The Personal Unconscious and Complexes
The collective unconscious is most likely supposed to be the TV World, but there’s really nothing exciting to say about that aside from “look, the two are similar!” The personal unconscious is a lot more interesting to discuss in the arena of Persona 4. The personal unconscious is said to be made up of one’s perceptions, thoughts and feelings. Every experience you’ve had is stored here, and usually stays in a dormant state unless the memory is specifically retrieved. The key point about the personal unconscious that is related to persona is the idea of complexes, which reside in the personal unconscious. Basically, a sort of trauma or misconstrewn concept about something.
It’s specifically stated in the game with ‘complex’ in bold text that Kanji has a complex about trying to be masculine. This complex represents the dungeon that is created when each person is thrown into the TV. Continuing to use Kanji as an example, because he has a complex about being called ‘gay’ for showing his feminine interests, his dungeon is a flamboyant sauna. His complex is so powerful that it has overtaken his personal unconscious and changes the way he thinks about everything, without him realizing it. His dungeon is a direct manifestation of whatever complex he has – and the same can be said for the other characters. Jung states that the complex “appears to be an autonomous development intruding upon consciousness.” meaning that this irrational way of seeing the world can actually act as if it were a totally different person. Sounds a bit like a shadow, doesn’t it? Complexes create shadows.

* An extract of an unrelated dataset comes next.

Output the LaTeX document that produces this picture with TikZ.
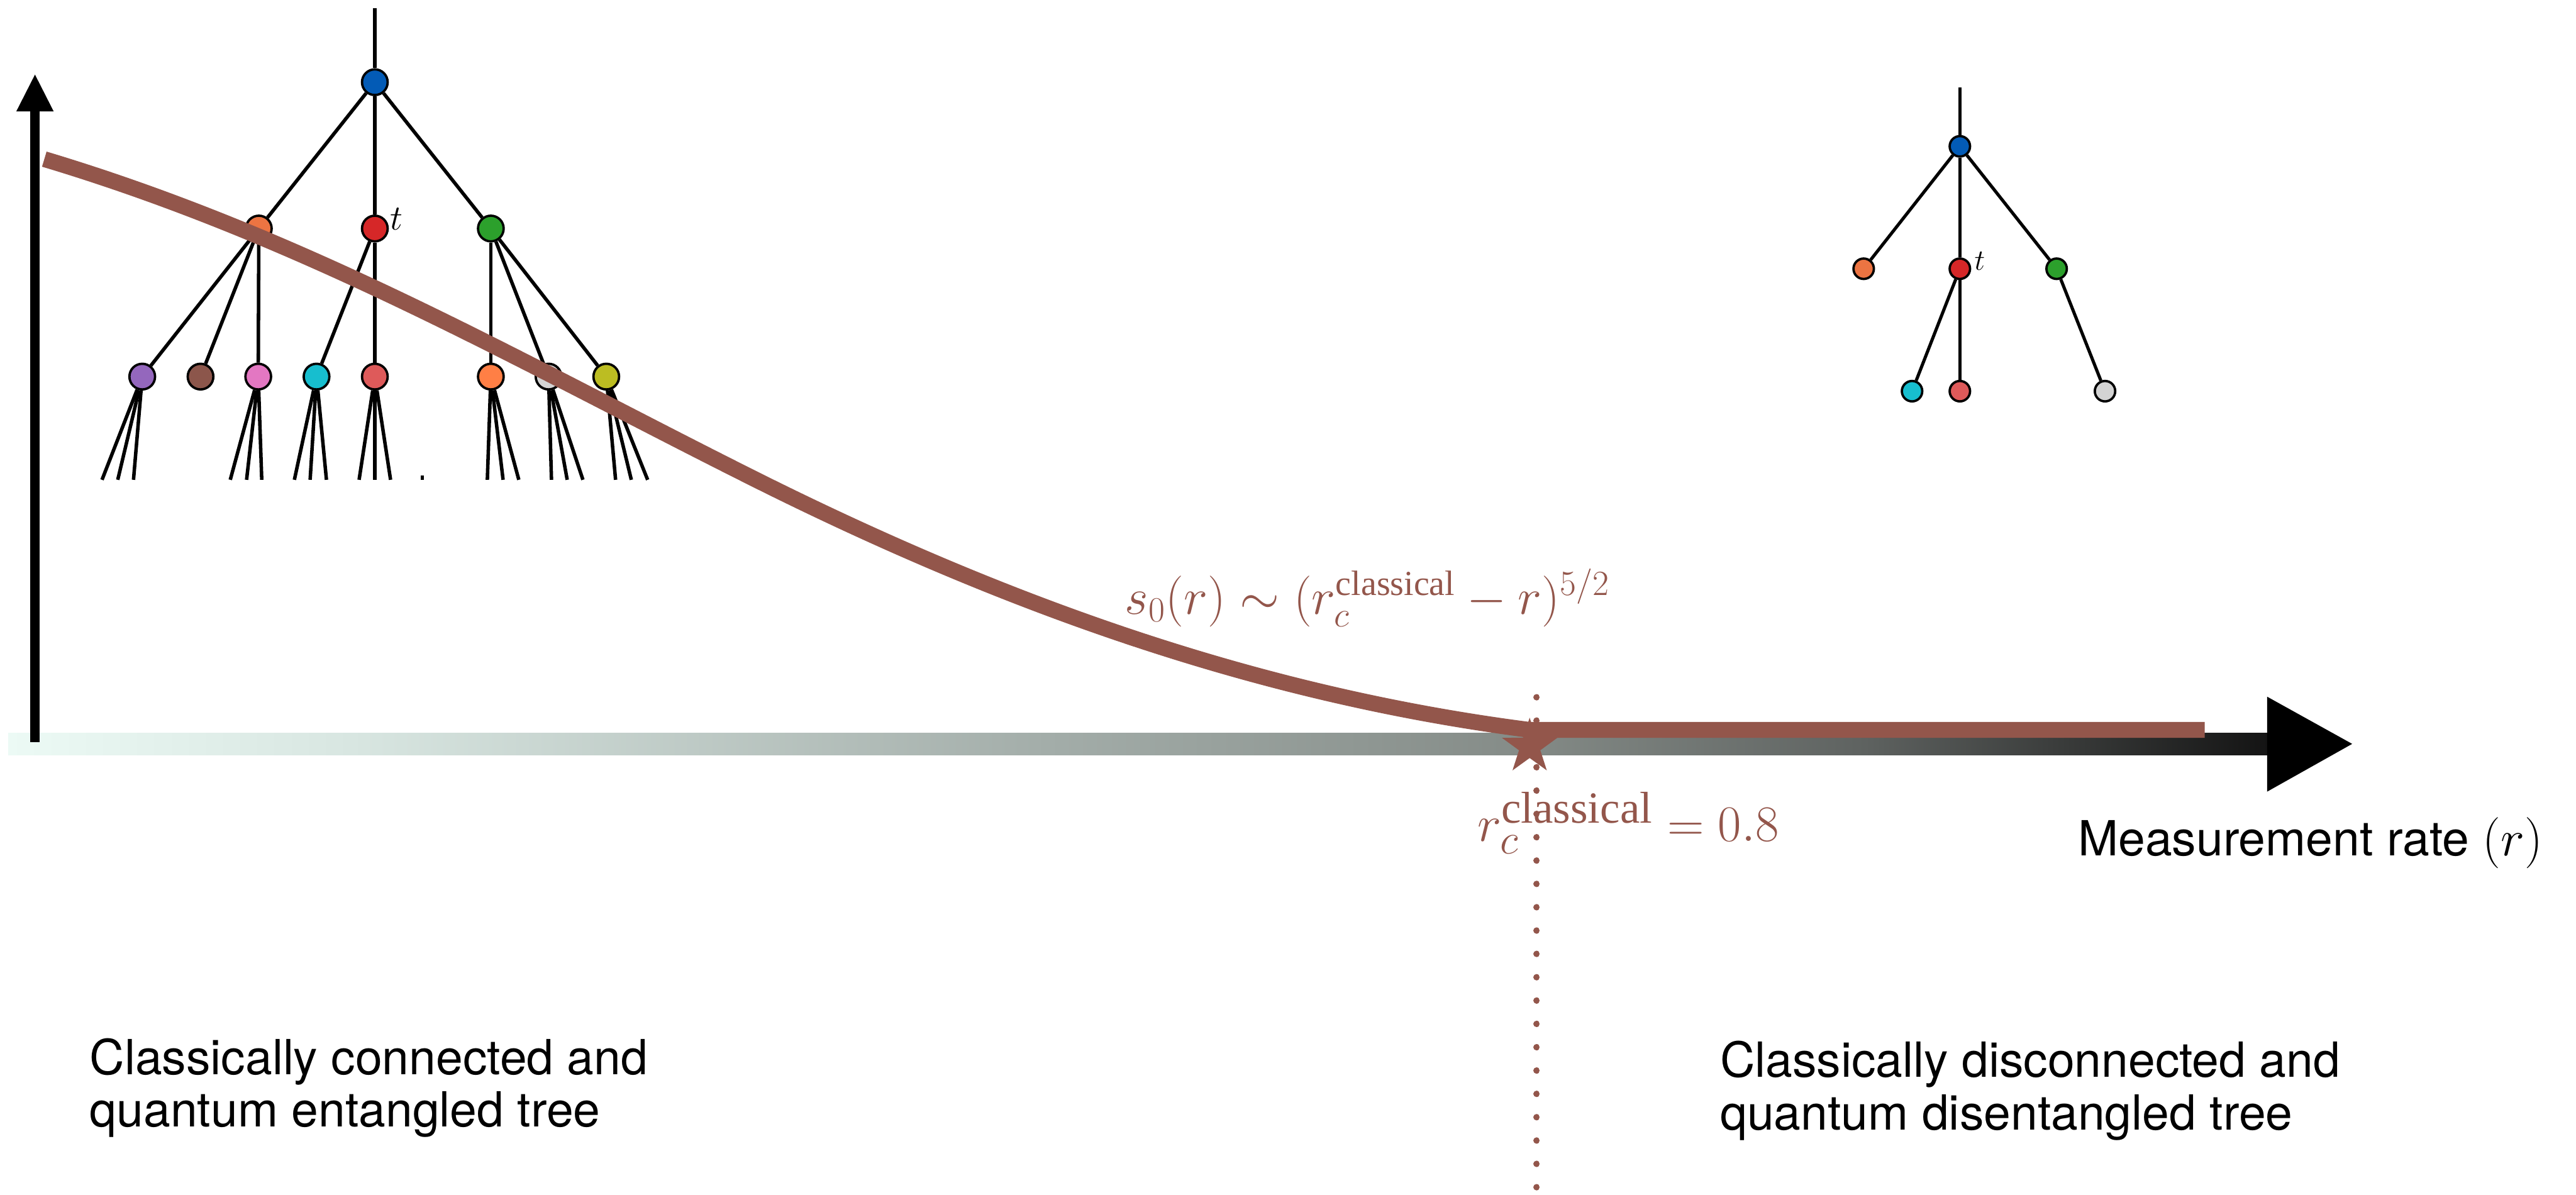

As a neuroscience student, I do have to take the odd psychology course here and there, so of course I nearly squawked (yes, squawked) when we started talking about the persona and shadows in class. It was perfect. I knew I had to write about it in that exact moment! Combining what you learn in school and anime is a surprisingly great way to learn, as well. I won’t be forgetting good old Jung for quite a while. Furthermore, looking at the Persona 4 franchise from this angle can reveal some interesting little gems. Hopefully you feel the same after reading this. :3 So, I guess this is the part where I ask what you think, because just reading my own opinion is boring. Do you agree (or disagree) with my connections? Did you make any further connections or revelations that I missed? Anything else to say about good old JungJung? Let it all out!